# [Exercise objective]
Below, locate the line that contains "Give me the TikZ source for this diagram.". Repeat exactly from that line to the line that contains "at (831, 31)", inclusive, leaving out the pictures.
___ Records to process ___
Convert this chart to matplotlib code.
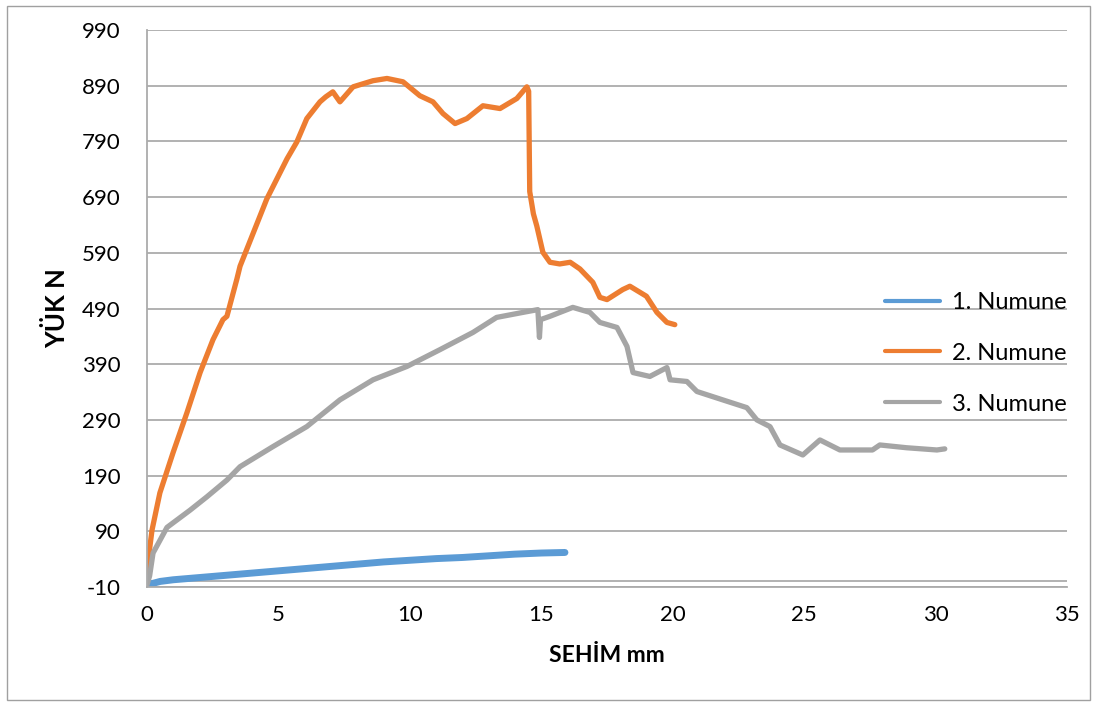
___
___ Records to process ___
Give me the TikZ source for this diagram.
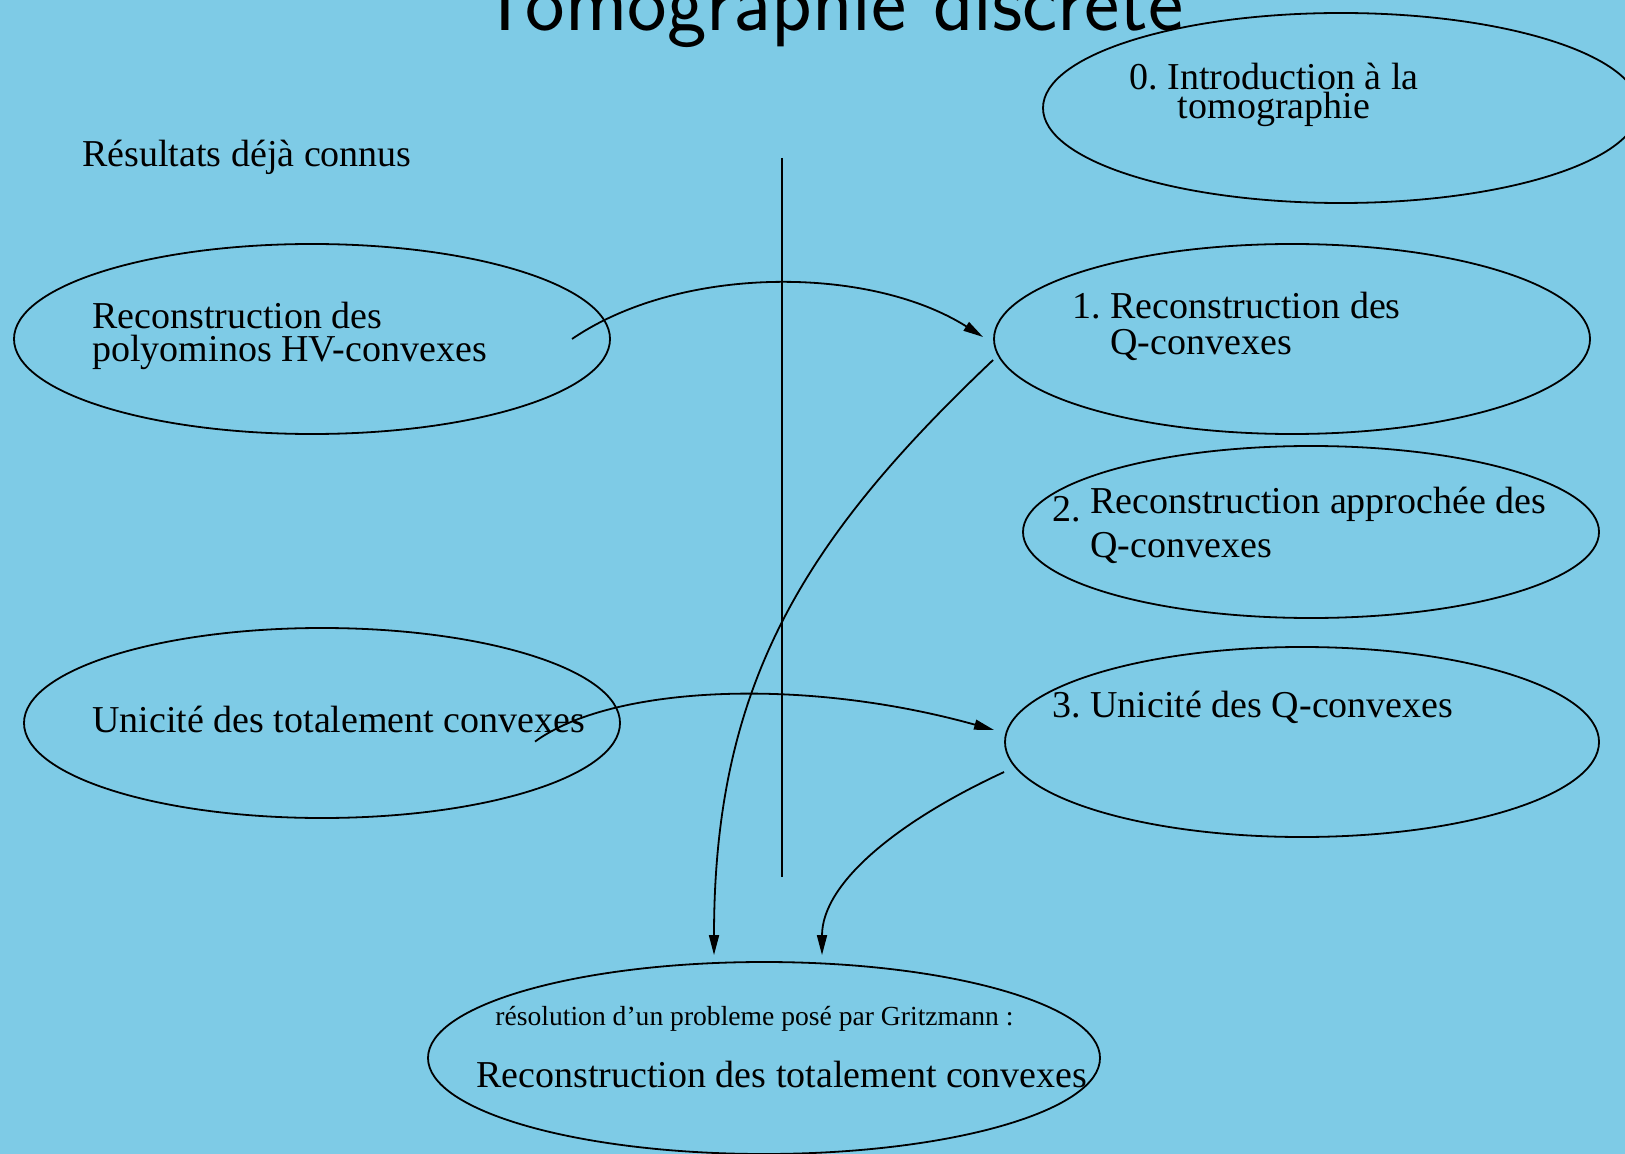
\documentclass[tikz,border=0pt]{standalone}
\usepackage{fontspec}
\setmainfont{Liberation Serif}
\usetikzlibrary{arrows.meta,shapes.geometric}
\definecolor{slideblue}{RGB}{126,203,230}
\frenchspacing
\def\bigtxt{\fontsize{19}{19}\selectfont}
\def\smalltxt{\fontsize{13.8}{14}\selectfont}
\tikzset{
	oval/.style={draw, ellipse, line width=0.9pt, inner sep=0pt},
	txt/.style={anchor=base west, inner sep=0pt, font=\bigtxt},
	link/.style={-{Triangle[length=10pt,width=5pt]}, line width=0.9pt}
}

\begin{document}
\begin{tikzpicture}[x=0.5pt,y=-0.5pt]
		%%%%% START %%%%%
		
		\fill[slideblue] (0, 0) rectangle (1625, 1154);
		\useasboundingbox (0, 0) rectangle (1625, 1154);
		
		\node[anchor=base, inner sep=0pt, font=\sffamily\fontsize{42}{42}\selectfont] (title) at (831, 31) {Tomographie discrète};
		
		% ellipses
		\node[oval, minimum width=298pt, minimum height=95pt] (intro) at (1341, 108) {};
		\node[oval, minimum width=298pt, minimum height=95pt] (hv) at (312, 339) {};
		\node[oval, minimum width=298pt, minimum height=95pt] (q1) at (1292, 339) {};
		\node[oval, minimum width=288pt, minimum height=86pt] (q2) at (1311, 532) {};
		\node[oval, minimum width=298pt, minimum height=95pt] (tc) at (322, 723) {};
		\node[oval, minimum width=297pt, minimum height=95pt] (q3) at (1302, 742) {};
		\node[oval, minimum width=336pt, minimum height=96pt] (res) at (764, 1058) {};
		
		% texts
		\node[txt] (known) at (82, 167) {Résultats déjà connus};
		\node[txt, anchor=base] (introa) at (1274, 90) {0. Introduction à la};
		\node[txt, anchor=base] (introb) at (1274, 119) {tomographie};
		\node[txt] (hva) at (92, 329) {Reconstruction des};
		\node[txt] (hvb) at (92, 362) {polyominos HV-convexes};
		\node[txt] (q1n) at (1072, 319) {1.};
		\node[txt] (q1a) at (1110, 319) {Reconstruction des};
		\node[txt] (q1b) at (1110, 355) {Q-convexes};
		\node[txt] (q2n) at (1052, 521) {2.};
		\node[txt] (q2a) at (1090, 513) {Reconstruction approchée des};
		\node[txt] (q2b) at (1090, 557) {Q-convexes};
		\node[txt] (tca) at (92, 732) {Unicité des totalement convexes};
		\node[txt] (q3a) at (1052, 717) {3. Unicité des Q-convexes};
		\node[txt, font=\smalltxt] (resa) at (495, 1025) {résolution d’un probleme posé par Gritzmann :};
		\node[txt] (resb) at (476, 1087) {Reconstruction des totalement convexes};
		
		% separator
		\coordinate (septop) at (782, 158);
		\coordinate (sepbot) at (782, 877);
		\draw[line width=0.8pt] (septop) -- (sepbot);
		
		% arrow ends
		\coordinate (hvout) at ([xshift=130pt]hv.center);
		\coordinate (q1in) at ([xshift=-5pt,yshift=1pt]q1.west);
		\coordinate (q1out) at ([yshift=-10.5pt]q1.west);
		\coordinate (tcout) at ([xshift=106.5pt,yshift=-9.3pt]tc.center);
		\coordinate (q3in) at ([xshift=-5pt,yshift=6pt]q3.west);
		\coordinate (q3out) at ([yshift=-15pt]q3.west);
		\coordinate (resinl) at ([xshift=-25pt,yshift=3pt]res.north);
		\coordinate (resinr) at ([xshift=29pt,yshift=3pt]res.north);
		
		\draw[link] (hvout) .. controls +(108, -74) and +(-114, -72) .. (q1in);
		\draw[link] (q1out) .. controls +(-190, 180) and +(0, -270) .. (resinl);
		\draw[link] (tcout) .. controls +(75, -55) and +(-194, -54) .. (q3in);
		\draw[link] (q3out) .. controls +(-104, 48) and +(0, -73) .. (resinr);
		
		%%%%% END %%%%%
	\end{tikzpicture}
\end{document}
___
# [Task response]
Give me the TikZ source for this diagram.
\documentclass[tikz,border=0pt]{standalone}
\usepackage{fontspec}
\setmainfont{Liberation Serif}
\usetikzlibrary{arrows.meta,shapes.geometric}
\definecolor{slideblue}{RGB}{126,203,230}
\frenchspacing
\def\bigtxt{\fontsize{19}{19}\selectfont}
\def\smalltxt{\fontsize{13.8}{14}\selectfont}
\tikzset{
	oval/.style={draw, ellipse, line width=0.9pt, inner sep=0pt},
	txt/.style={anchor=base west, inner sep=0pt, font=\bigtxt},
	link/.style={-{Triangle[length=10pt,width=5pt]}, line width=0.9pt}
}

\begin{document}
\begin{tikzpicture}[x=0.5pt,y=-0.5pt]
		%%%%% START %%%%%
		
		\fill[slideblue] (0, 0) rectangle (1625, 1154);
		\useasboundingbox (0, 0) rectangle (1625, 1154);
		
		\node[anchor=base, inner sep=0pt, font=\sffamily\fontsize{42}{42}\selectfont] (title) at (831, 31) {Tomographie discrète};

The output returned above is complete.